## WORK TO BE COMPLETED:
Return, without pictures, the lines from the start of the data through the one that contains "const yTicks = [0, 20, 40, 60, 80, 100];".

## STORED DATA:

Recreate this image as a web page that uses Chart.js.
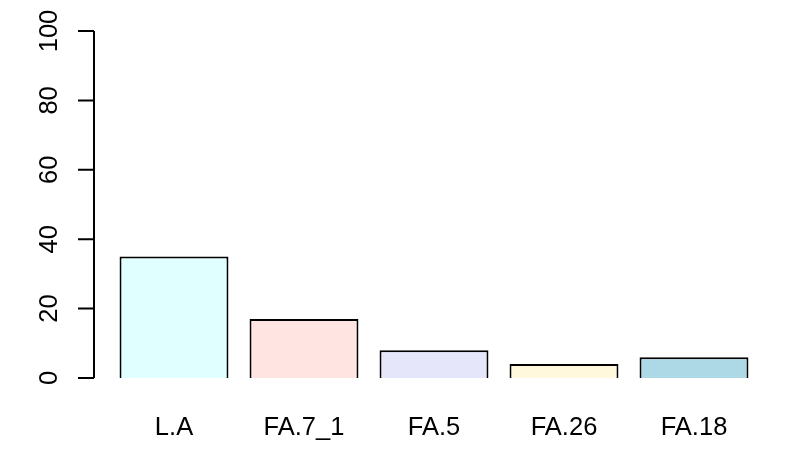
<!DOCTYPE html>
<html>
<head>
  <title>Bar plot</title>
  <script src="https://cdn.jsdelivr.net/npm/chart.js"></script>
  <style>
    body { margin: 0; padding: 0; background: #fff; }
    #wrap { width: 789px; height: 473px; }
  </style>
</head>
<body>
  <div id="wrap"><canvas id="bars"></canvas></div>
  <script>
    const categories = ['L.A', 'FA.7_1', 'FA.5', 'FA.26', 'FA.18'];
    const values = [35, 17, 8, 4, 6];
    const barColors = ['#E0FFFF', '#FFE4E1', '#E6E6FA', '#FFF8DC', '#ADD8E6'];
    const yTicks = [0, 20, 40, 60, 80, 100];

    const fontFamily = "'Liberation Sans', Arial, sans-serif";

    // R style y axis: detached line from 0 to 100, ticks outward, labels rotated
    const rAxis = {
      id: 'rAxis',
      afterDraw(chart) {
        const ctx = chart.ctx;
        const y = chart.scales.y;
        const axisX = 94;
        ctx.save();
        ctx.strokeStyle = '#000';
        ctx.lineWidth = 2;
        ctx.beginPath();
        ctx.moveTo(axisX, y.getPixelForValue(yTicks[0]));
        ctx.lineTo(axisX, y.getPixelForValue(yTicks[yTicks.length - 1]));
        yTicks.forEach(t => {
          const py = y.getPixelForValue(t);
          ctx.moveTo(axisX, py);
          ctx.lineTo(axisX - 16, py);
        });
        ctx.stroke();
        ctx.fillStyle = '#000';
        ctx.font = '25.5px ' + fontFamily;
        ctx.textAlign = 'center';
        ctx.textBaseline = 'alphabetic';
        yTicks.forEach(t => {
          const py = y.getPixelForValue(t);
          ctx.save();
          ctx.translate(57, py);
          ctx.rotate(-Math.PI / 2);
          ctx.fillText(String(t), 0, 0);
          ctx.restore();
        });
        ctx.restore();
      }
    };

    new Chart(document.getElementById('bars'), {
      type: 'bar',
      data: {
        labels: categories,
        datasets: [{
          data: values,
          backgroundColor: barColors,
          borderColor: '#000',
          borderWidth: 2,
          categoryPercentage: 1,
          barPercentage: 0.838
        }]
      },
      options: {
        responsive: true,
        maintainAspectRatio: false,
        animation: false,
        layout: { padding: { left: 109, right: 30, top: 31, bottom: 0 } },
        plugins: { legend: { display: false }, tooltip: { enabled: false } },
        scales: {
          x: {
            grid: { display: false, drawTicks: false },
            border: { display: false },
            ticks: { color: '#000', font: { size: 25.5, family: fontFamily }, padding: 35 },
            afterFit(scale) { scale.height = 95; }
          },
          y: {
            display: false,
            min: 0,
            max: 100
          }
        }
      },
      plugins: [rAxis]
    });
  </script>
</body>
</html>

## TASK RESULT:
Recreate this image as a web page that uses Chart.js.
<!DOCTYPE html>
<html>
<head>
  <title>Bar plot</title>
  <script src="https://cdn.jsdelivr.net/npm/chart.js"></script>
  <style>
    body { margin: 0; padding: 0; background: #fff; }
    #wrap { width: 789px; height: 473px; }
  </style>
</head>
<body>
  <div id="wrap"><canvas id="bars"></canvas></div>
  <script>
    const categories = ['L.A', 'FA.7_1', 'FA.5', 'FA.26', 'FA.18'];
    const values = [35, 17, 8, 4, 6];
    const barColors = ['#E0FFFF', '#FFE4E1', '#E6E6FA', '#FFF8DC', '#ADD8E6'];
    const yTicks = [0, 20, 40, 60, 80, 100];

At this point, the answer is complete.